Invertible matrix implies linear independent columns

[jamesb1]

Is the title statement true?

Was doing some studying today and this caught my eye, haven't looked into linear algebra in quite a while so I'm not sure how it is true :/

Internet couldn't provide any decisive conclusions neither

Many thanks

 

[HallsofIvy]

As a very simple example, note that
\begin{pmatrix}a_{11} & a_{12} & a_{13} \\ a_{21} & a_{22} & a_{23} \\ a_{31} & a_{32} & a_{33} \end{pmatrix}\begin{pmatrix}1 \\ 0 \\ 0 \end{pmatrix}= \begin{pmatrix}a_{11} \\ a_{21} \\ a_{31}\end{pmatrix}
and similarly for \begin{pmatrix}0 \\ 1 \\ 0 \end{pmatrix} and \begin{pmatrix}0 \\ 0 \\ 1 \end{pmatrix}

That is, applying the linear transformation to the standard basis vectors gives the three columns.
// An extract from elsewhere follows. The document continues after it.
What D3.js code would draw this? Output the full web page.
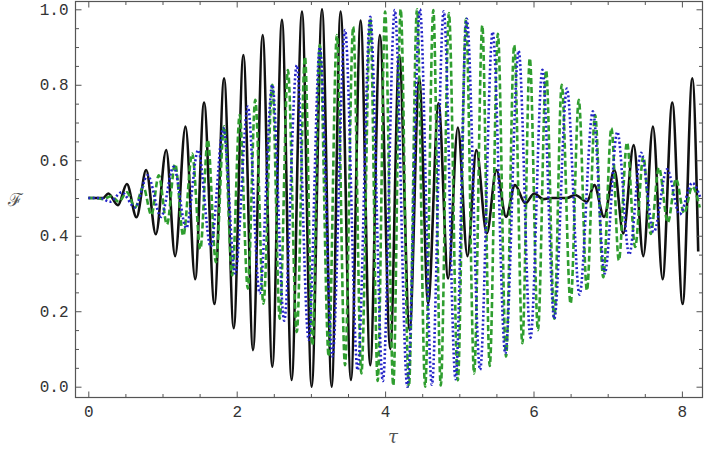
<!DOCTYPE html>
<html>
<head>
<meta charset="utf-8">
<title>F vs tau</title>
<script src="https://cdnjs.cloudflare.com/ajax/libs/d3/7.8.5/d3.min.js"></script>
<style>
  body { margin: 0; background: #fff; }
</style>
</head>
<body>
<script>
// turning points: tau positions and F values
var blackTau = [0, 0.2, 0.27, 0.40, 0.52, 0.65, 0.78, 0.91, 1.05, 1.17, 1.31, 1.44, 1.56, 1.70, 1.83, 1.96,
  2.09, 2.22, 2.35, 2.48, 2.61, 2.74, 2.88, 3.01, 3.15, 3.28, 3.40, 3.54, 3.67, 3.80, 3.93, 4.07,
  4.19, 4.33, 4.46, 4.58, 4.72, 4.85, 4.98, 5.11, 5.23, 5.37, 5.50, 5.63, 5.75, 5.89, 6.01, 6.13,
  6.25, 6.45, 6.56, 6.72, 6.82, 6.95, 7.09, 7.21, 7.35, 7.48, 7.61, 7.74, 7.87, 8.01, 8.14, 8.22];
var blackF = [0.5, 0.5, 0.512, 0.481, 0.537, 0.449, 0.574, 0.404, 0.627, 0.346, 0.689, 0.285, 0.753, 0.219, 0.817, 0.155,
  0.879, 0.097, 0.932, 0.053, 0.972, 0.018, 0.994, 0.0, 1.0, 0.0, 0.994, 0.018, 0.97, 0.057, 0.932, 0.10,
  0.879, 0.15, 0.817, 0.221, 0.751, 0.287, 0.687, 0.346, 0.627, 0.406, 0.574, 0.45, 0.534, 0.486, 0.512, 0.497,
  0.5, 0.5, 0.508, 0.49, 0.534, 0.45, 0.574, 0.406, 0.64, 0.346, 0.689, 0.285, 0.753, 0.219, 0.817, 0.358];

var greenTau = [0, 0.10, 0.20, 0.31, 0.41, 0.52, 0.63, 0.74, 0.85, 0.95,
  1.06, 1.17, 1.28, 1.40, 1.51, 1.61, 1.72, 1.83, 1.94, 2.04,
  2.15, 2.25, 2.36, 2.48, 2.58, 2.69, 2.81, 2.92, 3.02, 3.12,
  3.24, 3.35, 3.46, 3.57, 3.68, 3.80, 3.90, 4.00, 4.11, 4.21,
  4.32, 4.43, 4.54, 4.65, 4.75, 4.86, 4.98, 5.09, 5.20, 5.31,
  5.41, 5.52, 5.63, 5.74, 5.85, 5.95, 6.06, 6.17, 6.28, 6.38,
  6.50, 6.61, 6.72, 6.83, 6.94, 7.05, 7.15, 7.26, 7.37, 7.48,
  7.58, 7.69, 7.81, 7.92, 8.03, 8.14, 8.24];
var greenF = [0.5, 0.5, 0.497, 0.505, 0.49, 0.515, 0.475, 0.53, 0.455, 0.56,
  0.43, 0.59, 0.40, 0.618, 0.365, 0.654, 0.33, 0.69, 0.295, 0.72,
  0.26, 0.76, 0.22, 0.80, 0.18, 0.839, 0.145, 0.874, 0.11, 0.905,
  0.08, 0.932, 0.057, 0.954, 0.035, 0.975, 0.015, 0.994, 0.003, 1.0,
  0.0, 1.0, 0.0, 0.998, 0.003, 0.99, 0.017, 0.975, 0.035, 0.957,
  0.055, 0.935, 0.08, 0.905, 0.115, 0.87, 0.15, 0.838, 0.18, 0.80,
  0.22, 0.76, 0.255, 0.72, 0.29, 0.685, 0.335, 0.647, 0.37, 0.61,
  0.405, 0.58, 0.435, 0.55, 0.46, 0.53, 0.475];

var blueTau = [0, 0.16, 0.29, 0.45, 0.63, 0.80, 0.98, 1.15, 1.32, 1.48, 1.65, 1.82,
  1.98, 2.15, 2.31, 2.48, 2.64, 2.81, 2.97, 3.12, 3.29, 3.46,
  3.63, 3.80, 3.97, 4.13, 4.30, 4.47, 4.63, 4.79, 4.95, 5.10,
  5.28, 5.45, 5.62, 5.80, 5.96, 6.12, 6.28, 6.45, 6.62, 6.80,
  6.96, 7.13, 7.29, 7.45, 7.62, 7.80, 7.97, 8.14, 8.25];
var blueF = [0.5, 0.5, 0.49, 0.515, 0.475, 0.56, 0.45, 0.583, 0.42, 0.627, 0.371, 0.685,
  0.30, 0.742, 0.247, 0.80, 0.175, 0.852, 0.124, 0.90, 0.08, 0.945,
  0.044, 0.98, 0.015, 0.998, 0.0, 1.0, 0.005, 0.995, 0.02, 0.975,
  0.045, 0.94, 0.088, 0.89, 0.13, 0.84, 0.18, 0.79, 0.244, 0.73,
  0.30, 0.675, 0.35, 0.62, 0.41, 0.576, 0.457, 0.54, 0.5];

var xMajor = [0, 2, 4, 6, 8];
var xMinor = [0.5, 1, 1.5, 2.5, 3, 3.5, 4.5, 5, 5.5, 6.5, 7, 7.5];
var yMajor = [0, 0.2, 0.4, 0.6, 0.8, 1.0];
var yMinor = [0.05, 0.1, 0.15, 0.25, 0.3, 0.35, 0.45, 0.5, 0.55, 0.65, 0.7, 0.75, 0.85, 0.9, 0.95];

var W = 704, H = 449;
var fl = 75.5, fr = 702.5, ft = 1.5, fb = 397.5;

var x = d3.scaleLinear().domain([0, 8]).range([88.3, 681.9]);
var y = d3.scaleLinear().domain([0, 1]).range([386.7, 9.3]);

var svg = d3.select("body").append("svg")
    .attr("width", W)
    .attr("height", H);

svg.append("defs").append("clipPath").attr("id", "clip")
    .append("rect")
    .attr("x", fl).attr("y", ft)
    .attr("width", fr - fl).attr("height", fb - ft);

function curvePoints(ts, fs) {
  return ts.map(function(t, i) { return [t, fs[i]]; });
}

var line = d3.line()
    .x(function(d) { return x(d[0]); })
    .y(function(d) { return y(d[1]); })
    .curve(d3.curveMonotoneX);

var plot = svg.append("g").attr("clip-path", "url(#clip)");

plot.append("path")
    .attr("d", line(curvePoints(blackTau, blackF)))
    .attr("fill", "none")
    .attr("stroke", "#111")
    .attr("stroke-width", 2.6);

plot.append("path")
    .attr("d", line(curvePoints(greenTau, greenF)))
    .attr("fill", "none")
    .attr("stroke", "#2f9e2f")
    .attr("stroke-width", 2.6)
    .attr("stroke-dasharray", "6,3");

plot.append("path")
    .attr("d", line(curvePoints(blueTau, blueF)))
    .attr("fill", "none")
    .attr("stroke", "#2424c8")
    .attr("stroke-width", 2.6)
    .attr("stroke-dasharray", "2,2.4");

// frame and inward ticks on all four sides
function styleAxis(g) {
  g.select(".domain").remove();
  g.selectAll("line").attr("stroke", "#555");
  g.selectAll("text")
      .attr("fill", "#333")
      .style("font-family", "'Liberation Mono', 'DejaVu Sans Mono', monospace")
      .style("font-size", "16px");
}

svg.append("g").attr("transform", "translate(0," + fb + ")")
    .call(d3.axisBottom(x).tickValues(xMajor).tickSize(-6).tickPadding(8).tickFormat(d3.format("d")))
    .call(styleAxis);
svg.append("g").attr("transform", "translate(0," + fb + ")")
    .call(d3.axisBottom(x).tickValues(xMinor).tickSize(-3.5).tickFormat(""))
    .call(styleAxis);
svg.append("g").attr("transform", "translate(0," + ft + ")")
    .call(d3.axisTop(x).tickValues(xMajor).tickSize(-6).tickFormat(""))
    .call(styleAxis);
svg.append("g").attr("transform", "translate(0," + ft + ")")
    .call(d3.axisTop(x).tickValues(xMinor).tickSize(-3.5).tickFormat(""))
    .call(styleAxis);

svg.append("g").attr("transform", "translate(" + fl + ",0)")
    .call(d3.axisLeft(y).tickValues(yMajor).tickSize(-6).tickPadding(7).tickFormat(d3.format(".1f")))
    .call(styleAxis);
svg.append("g").attr("transform", "translate(" + fl + ",0)")
    .call(d3.axisLeft(y).tickValues(yMinor).tickSize(-3.5).tickFormat(""))
    .call(styleAxis);
svg.append("g").attr("transform", "translate(" + fr + ",0)")
    .call(d3.axisRight(y).tickValues(yMajor).tickSize(-6).tickFormat(""))
    .call(styleAxis);
svg.append("g").attr("transform", "translate(" + fr + ",0)")
    .call(d3.axisRight(y).tickValues(yMinor).tickSize(-3.5).tickFormat(""))
    .call(styleAxis);

svg.append("rect")
    .attr("x", fl).attr("y", ft)
    .attr("width", fr - fl).attr("height", fb - ft)
    .attr("fill", "none")
    .attr("stroke", "#555")
    .attr("stroke-width", 1.2);

svg.append("text")
    .attr("x", 393).attr("y", 443)
    .attr("text-anchor", "middle")
    .attr("fill", "#555")
    .style("font-family", "'DejaVu Serif', serif")
    .style("font-style", "italic")
    .style("font-size", "18px")
    .text("τ");

svg.append("text")
    .attr("x", 15).attr("y", 206)
    .attr("text-anchor", "middle")
    .attr("fill", "#555")
    .style("font-family", "'DejaVu Serif', serif")
    .style("font-size", "18px")
    .text("ℱ");
</script>
</body>
</html>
The linear transformation is invertible if and only if it maps R³ to all of R³. That is true if and only if those three vectors, the three columns, are a basis for R³ which is, in turn, true if and only if the three vectors are independent.

Generalize that to Rⁿ.

 

[jamesb1]

But that means you CAN'T have linearly dependent and invertible linear transformations .. no?

 

[HallsofIvy]

Yes, If those n vectors, the columns of the n by n matrix, are linearly dependent, they span only a subset of Rⁿ and so the linear transformation is NOT invertible.